_TO DO_.
Return nothing but the lines from the one with "Reproduce this chart with matplotlib." through the one with "plt.rcParams['font.weight'] = 'bold'" in the data below, word for word and without pictures.

_DATA EXCERPTS_.
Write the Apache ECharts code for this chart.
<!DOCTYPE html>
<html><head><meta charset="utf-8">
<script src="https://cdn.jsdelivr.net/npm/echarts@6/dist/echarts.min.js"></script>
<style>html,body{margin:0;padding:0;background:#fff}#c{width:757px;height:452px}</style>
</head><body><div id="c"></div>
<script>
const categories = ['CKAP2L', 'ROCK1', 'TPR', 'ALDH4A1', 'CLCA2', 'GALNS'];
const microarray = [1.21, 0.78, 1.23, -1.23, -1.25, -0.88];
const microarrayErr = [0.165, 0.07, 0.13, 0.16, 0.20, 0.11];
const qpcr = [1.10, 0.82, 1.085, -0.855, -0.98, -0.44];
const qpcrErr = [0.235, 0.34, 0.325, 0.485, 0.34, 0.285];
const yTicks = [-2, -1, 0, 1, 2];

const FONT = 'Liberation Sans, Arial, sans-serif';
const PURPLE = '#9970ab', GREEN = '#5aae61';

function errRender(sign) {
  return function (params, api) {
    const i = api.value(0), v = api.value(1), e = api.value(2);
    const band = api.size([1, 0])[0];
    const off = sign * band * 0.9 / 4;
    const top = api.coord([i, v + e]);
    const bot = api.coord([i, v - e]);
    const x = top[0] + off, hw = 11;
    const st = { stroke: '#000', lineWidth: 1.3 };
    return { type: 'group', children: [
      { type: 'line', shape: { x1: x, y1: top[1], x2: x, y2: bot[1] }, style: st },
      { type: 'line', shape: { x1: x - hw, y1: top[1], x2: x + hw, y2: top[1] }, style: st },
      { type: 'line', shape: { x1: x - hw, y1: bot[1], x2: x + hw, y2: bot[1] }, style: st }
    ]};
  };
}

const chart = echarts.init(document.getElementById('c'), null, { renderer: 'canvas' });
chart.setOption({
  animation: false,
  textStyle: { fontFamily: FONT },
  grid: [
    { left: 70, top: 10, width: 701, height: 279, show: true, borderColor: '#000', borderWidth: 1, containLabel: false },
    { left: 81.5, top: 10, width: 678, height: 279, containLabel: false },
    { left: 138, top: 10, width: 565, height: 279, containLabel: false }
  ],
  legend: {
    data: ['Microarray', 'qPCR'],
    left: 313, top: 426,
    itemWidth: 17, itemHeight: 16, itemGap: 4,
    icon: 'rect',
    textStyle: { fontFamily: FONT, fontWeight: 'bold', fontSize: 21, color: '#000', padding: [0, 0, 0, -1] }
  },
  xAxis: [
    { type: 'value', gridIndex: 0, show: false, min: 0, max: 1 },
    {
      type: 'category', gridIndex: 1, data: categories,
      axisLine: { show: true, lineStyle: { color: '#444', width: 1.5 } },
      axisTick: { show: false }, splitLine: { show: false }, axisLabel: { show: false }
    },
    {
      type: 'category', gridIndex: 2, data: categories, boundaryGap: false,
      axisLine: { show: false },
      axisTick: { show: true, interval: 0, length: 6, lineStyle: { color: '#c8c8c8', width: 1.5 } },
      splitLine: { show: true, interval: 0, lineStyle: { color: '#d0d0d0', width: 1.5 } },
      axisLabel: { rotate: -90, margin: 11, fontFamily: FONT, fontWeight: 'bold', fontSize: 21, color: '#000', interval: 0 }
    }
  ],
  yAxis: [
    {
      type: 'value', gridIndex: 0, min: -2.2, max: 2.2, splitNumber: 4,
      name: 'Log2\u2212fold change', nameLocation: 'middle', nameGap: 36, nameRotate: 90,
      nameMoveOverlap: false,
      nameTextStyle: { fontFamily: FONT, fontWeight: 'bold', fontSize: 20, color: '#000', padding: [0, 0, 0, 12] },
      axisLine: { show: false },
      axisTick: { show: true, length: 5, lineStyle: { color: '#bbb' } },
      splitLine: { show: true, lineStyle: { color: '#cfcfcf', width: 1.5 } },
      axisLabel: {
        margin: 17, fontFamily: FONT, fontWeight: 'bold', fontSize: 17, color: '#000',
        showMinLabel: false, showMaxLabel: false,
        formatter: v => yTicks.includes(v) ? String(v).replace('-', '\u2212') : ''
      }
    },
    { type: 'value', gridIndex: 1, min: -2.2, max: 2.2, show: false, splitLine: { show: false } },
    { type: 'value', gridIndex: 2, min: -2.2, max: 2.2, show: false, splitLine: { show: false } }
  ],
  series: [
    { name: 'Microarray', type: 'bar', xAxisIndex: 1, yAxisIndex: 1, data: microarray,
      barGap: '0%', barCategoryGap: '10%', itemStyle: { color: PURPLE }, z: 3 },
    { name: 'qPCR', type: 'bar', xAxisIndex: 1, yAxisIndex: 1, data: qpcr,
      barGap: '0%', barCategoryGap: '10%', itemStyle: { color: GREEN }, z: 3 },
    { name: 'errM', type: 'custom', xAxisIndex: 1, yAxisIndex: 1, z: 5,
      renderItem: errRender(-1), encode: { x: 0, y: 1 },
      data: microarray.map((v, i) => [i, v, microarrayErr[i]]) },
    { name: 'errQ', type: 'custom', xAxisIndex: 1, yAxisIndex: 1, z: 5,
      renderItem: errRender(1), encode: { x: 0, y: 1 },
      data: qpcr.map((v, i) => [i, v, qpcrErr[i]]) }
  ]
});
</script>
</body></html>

==

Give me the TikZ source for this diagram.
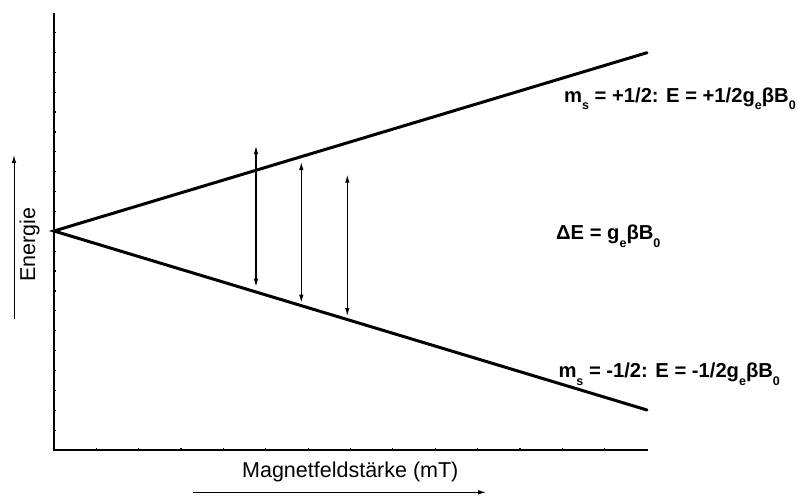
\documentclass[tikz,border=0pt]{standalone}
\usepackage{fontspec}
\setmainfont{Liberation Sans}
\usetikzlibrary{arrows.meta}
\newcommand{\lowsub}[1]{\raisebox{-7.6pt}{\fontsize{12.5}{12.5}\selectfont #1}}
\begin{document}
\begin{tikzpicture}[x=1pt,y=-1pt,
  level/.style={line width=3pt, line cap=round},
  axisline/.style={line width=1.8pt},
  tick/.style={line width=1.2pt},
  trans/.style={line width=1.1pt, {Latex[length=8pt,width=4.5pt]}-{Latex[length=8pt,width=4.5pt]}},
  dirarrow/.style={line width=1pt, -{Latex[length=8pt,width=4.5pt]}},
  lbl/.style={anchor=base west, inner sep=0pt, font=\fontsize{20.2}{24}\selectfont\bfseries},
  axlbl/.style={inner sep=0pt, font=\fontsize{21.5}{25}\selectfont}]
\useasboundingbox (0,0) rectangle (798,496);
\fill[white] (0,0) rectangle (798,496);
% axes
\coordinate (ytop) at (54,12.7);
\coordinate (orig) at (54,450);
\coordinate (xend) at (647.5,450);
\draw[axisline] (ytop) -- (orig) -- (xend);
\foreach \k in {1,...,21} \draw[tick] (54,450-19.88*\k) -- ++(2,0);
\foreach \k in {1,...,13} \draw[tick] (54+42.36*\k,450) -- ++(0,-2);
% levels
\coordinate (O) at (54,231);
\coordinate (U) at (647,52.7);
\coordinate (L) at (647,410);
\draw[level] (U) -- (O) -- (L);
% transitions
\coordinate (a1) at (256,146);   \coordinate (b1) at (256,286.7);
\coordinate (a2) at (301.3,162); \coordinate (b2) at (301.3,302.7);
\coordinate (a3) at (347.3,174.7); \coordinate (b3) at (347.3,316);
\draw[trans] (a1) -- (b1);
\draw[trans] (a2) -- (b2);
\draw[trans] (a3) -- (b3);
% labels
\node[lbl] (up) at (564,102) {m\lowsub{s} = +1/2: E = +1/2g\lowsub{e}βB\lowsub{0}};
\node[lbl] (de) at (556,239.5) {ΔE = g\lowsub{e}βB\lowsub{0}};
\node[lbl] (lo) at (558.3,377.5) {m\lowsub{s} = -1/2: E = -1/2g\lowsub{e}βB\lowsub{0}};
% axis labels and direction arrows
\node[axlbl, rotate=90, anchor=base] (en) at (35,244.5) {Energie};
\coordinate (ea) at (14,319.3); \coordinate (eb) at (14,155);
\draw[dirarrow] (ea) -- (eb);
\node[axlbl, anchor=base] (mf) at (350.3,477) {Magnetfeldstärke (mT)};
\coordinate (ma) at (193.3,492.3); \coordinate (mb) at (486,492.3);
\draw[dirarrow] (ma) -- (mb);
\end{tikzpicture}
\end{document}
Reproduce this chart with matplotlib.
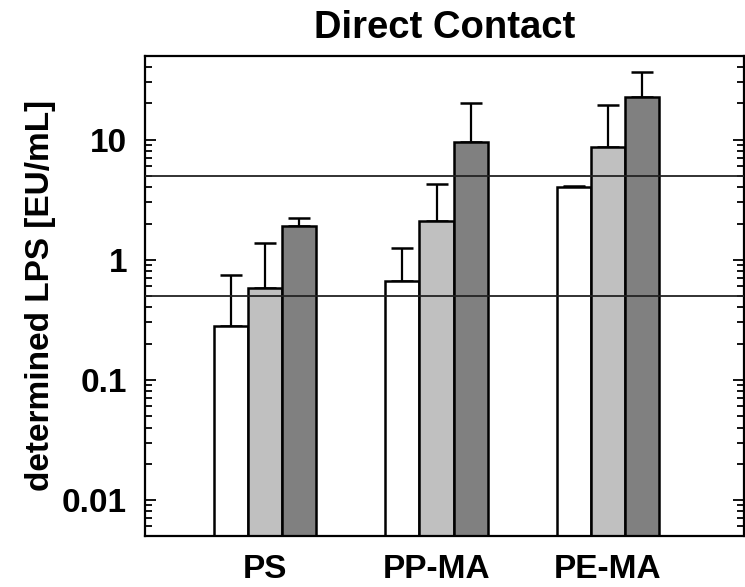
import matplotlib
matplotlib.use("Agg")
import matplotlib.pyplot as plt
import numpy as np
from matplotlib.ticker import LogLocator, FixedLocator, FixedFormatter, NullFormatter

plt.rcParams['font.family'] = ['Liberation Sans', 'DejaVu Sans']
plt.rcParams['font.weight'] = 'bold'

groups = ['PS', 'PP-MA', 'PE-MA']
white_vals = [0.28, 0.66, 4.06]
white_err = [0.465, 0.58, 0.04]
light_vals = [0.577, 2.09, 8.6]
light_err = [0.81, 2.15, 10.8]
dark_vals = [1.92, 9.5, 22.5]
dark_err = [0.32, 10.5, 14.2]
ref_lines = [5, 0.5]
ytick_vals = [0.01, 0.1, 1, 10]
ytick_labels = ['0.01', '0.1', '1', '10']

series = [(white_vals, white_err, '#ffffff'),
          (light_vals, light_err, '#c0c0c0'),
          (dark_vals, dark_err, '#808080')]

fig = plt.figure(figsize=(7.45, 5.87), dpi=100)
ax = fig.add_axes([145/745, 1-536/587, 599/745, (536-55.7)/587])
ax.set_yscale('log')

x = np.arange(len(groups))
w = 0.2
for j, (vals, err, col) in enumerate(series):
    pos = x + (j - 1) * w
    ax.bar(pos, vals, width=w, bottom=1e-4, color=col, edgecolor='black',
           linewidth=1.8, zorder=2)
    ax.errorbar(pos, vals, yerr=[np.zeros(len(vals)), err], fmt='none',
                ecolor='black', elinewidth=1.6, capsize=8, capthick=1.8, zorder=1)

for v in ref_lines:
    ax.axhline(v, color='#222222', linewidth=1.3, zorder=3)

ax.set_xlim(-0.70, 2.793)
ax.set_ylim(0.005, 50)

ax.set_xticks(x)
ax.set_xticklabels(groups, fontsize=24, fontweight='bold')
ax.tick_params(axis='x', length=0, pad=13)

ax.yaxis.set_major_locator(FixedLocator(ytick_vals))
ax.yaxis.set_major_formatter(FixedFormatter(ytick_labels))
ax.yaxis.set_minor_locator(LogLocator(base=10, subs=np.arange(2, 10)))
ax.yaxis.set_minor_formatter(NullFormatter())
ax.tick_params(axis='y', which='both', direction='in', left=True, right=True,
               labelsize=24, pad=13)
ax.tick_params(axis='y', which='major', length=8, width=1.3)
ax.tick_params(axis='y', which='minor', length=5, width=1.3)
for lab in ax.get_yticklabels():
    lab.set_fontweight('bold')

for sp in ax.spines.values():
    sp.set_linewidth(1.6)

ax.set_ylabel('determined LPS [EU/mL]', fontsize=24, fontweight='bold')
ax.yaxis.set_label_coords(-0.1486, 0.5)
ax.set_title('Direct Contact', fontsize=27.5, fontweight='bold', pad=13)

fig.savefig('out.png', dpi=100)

--

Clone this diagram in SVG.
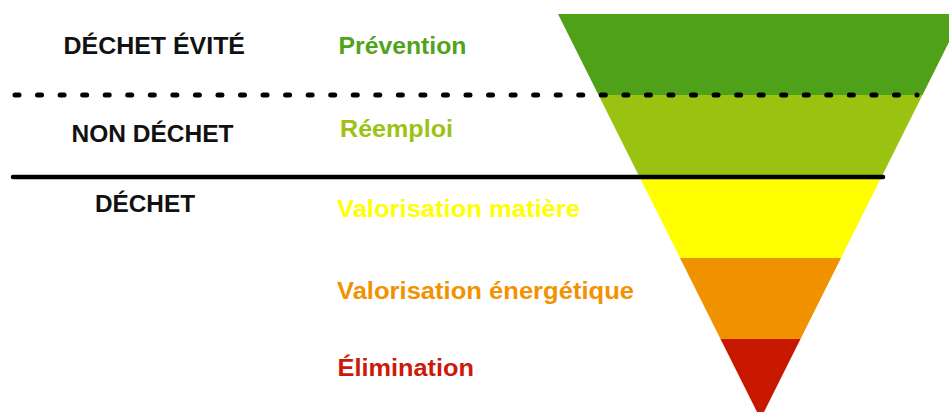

_RESULT FOR THIS TASK_.
Reproduce this chart with matplotlib.
import matplotlib
matplotlib.use("Agg")
import matplotlib.pyplot as plt
import numpy as np
from matplotlib.ticker import LogLocator, FixedLocator, FixedFormatter, NullFormatter

plt.rcParams['font.family'] = ['Liberation Sans', 'DejaVu Sans']
plt.rcParams['font.weight'] = 'bold'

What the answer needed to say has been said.